Prostituição, direito humano?
Anistia Internacional reacende a polêmica – e mostra por que se transformou numa organização cujo foco vai muito além dos direitos civis
Que atitude deveriam adotar, diante do
trabalho sexual, os que criticam o capitalismo e as relações patriarcais? O
debate, contraditório e às vezes inflamado, voltará com força nos próximos
dias. A Anistia Internacional (AI)
abre em Dublin, neste fim-de-semana, o encontro bianual de seu Conselho. Há um
vasto leque de temas em pauta. Mas os holofotes estarão no decisão a ser
adotada, por cerca de 500 delegados, sobre uma proposta controversa. Ela propõe
que a Anistia engaje-se na luta para descriminalizar a prostituição. Espera-se
um resultado na terça-feira.
A emergência do tema reflete a profunda
transformação por que passaram, nas últimas décadas, tanto Anistia
Internacional quanto a própria noção de Direitos Humanos. Fundada
em 1961, na Grã-Bretanha, a organização esteve focada, até os anos 1990, na
luta pelos chamados direitos
civis. Sua ação mais
conhecida era a “adoção” de prisioneiros de consciência: a Anistia sugeria que
pessoas, em todo o mundo, assumissem a responsabilidade de se informar sobre a
situação de seres humanos privados de liberdade pelo “delito” de defender
ideias “perigosas”. Entre as atitudes esperadas estava manter correspondência
com os prisioneiros. A abordagem da AI era plural mas, num ambiente de Guerra
Fria, a mídia ocidental encarregava-se de destacar a proteção oferecida às
vítimas do sistema autoritário soviético.
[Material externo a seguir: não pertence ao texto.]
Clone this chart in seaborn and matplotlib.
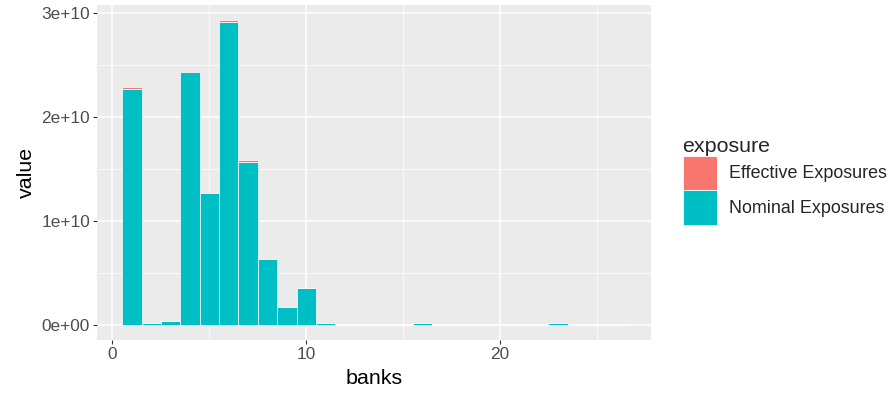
import numpy as np
import pandas as pd
import matplotlib
matplotlib.use("Agg")
import matplotlib.pyplot as plt
import matplotlib.patches as mpatches
from matplotlib.ticker import MultipleLocator, FuncFormatter
import seaborn as sns

# Data (banks 1..26)
banks = list(range(1, 27))
nominal = [2.27e10, 1.5e8, 3.3e8, 2.43e10, 1.265e10, 2.915e10, 1.57e10, 6.35e9, 1.72e9, 3.5e9,
           1.4e8, 0, 0, 0, 0, 1.8e8, 0, 0, 0, 0, 0, 0, 1.8e8, 0, 0, 0]
effective = [1.8e8, 5e6, 1e7, 1.8e8, 1.2e8, 2e8, 1.6e8, 8e7, 2e7, 6e7,
             5e6, 0, 0, 0, 0, 5e6, 0, 0, 0, 0, 0, 0, 5e6, 0, 0, 0]
levels = ["Effective Exposures", "Nominal Exposures"]
colors = {"Effective Exposures": "#F8766D", "Nominal Exposures": "#00BFC4"}

df = pd.DataFrame({
    "banks": banks * 2,
    "value": effective + nominal,
    "exposure": [levels[0]] * len(banks) + [levels[1]] * len(banks),
})

sns.set_theme(style="darkgrid")
plt.rcParams["font.family"] = ["Liberation Sans", "DejaVu Sans"]

fig = plt.figure(figsize=(8.95, 4.0), dpi=100)
ax = fig.add_axes([97 / 895, 60 / 400, 554 / 895, 335 / 400])
ax.set_facecolor("#EBEBEB")

sns.histplot(data=df, x="banks", weights="value", hue="exposure", hue_order=levels,
             multiple="stack", discrete=True, shrink=1, palette=colors,
             edgecolor="white", linewidth=0.5, alpha=1, ax=ax, legend=False)

ax.set_xlim(-0.8, 27.8)
ax.set_ylim(-0.147e10, 3.08e10)
ax.xaxis.set_major_locator(MultipleLocator(10))
ax.xaxis.set_minor_locator(MultipleLocator(5))
ax.yaxis.set_major_locator(MultipleLocator(1e10))
ax.yaxis.set_minor_locator(MultipleLocator(0.5e10))
ax.yaxis.set_major_formatter(FuncFormatter(lambda v, p: "0e+00" if v == 0 else f"{v/1e10:.0f}e+10"))
ax.grid(which="major", color="white", linewidth=1.1)
ax.grid(which="minor", color="white", linewidth=0.55)
ax.set_axisbelow(True)
for s in ax.spines.values():
    s.set_visible(False)
ax.tick_params(axis="both", which="major", length=3, width=0.8, color="#333333",
               labelsize=12.4, labelcolor="#4D4D4D", pad=2, left=True, bottom=True)
ax.tick_params(which="minor", length=0)
ax.set_xlabel("banks", fontsize=15.4, color="black", labelpad=5)
ax.set_ylabel("value", fontsize=15.4, color="black", labelpad=4)

handles = [mpatches.Patch(facecolor=colors[l], edgecolor="white", linewidth=0.6, label=l) for l in levels]
leg = fig.legend(handles=handles, title="exposure", loc="upper left",
                 bbox_to_anchor=(670 / 895, 1 - 124 / 400), frameon=False,
                 fontsize=12.9, title_fontsize=15.4, handlelength=1.9, handleheight=2.6,
                 labelspacing=0.0, handletextpad=0.7, borderpad=0.2)
leg._legend_box.align = "left"

fig.savefig("out.png", dpi=100, facecolor="white")
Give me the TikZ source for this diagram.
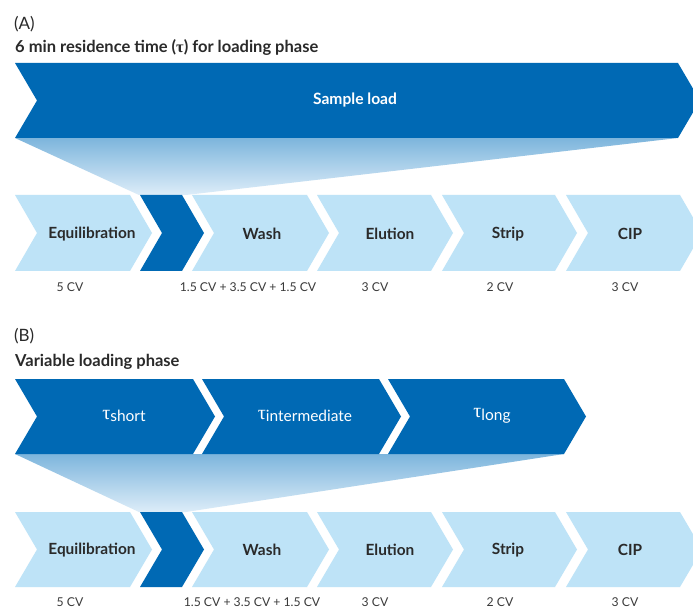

O cenário alterou-se, nos últimos 25 anos, graças à
própria popularidade alcançada pelas ações da AI. Aos poucos, os próprios
aderentes anônimos às campanhas da organização passaram a sugerir que ela
ampliasse seu leque de proteções. Se era legítimo proteger um intelectual
romeno que lutava contra a censura, por que não seria igualmente necessário
apoiar um garoto da periferia de La Paz acossado pela polícia? Ou uma
babalorixá de Salvador perseguida pelo fundamentalismo evangélico?
A Anistia mergulhou no conceito ampliado de
Direitos Humanos – também conhecido comoDESC, ou Direitos Econômicos, Sociais e Culturais, consagrados
pela ONU desde 1966, mas esquecidos no Ocidente, durante os anos da polarização
EUA X URSS. A nova escolha fez da AI alvo de críticas. Mesmo liberais ilustres,
como a revista Economist, prefeririam que ela se limitasse a temas menos
desafiantes ao capital.
Uma rápida visita aos sites da Anistia
Internacional (Mundo | Brasil) basta para perceber que a polêmica atual, sobre
prostituição, não é surpreendente. Com 7 milhões de membros e vasta experiência
e contatos em dezenas de países, a AI tornou-se um ator destacado da sociedade
civil global. Implica-se em temas que vão da luta dos imigrantes que
buscam refúgio nos EUA às campanhas contra a violência policial contra negros no Brasil.
Nesse contexto, a controvérsia sobre
prostituição parece inevitável. Feministas clássicas têm publicado, na imprensa
internacional, artigos contra a possível iniciativa da AI (1 2). Argumentam que legalizar a prostituição seria reconhecer a
comercialização dos afetos. Porém, não é legítimo defender os direitos dos
trabalhadores no sistema financeiro, na construção imobiliária, na indústria
armamentista? E alguém argumentaria que vender um empréstimo bancário, a juros
de 10% ao mês, é mais legítimo que fazer um programa sexual?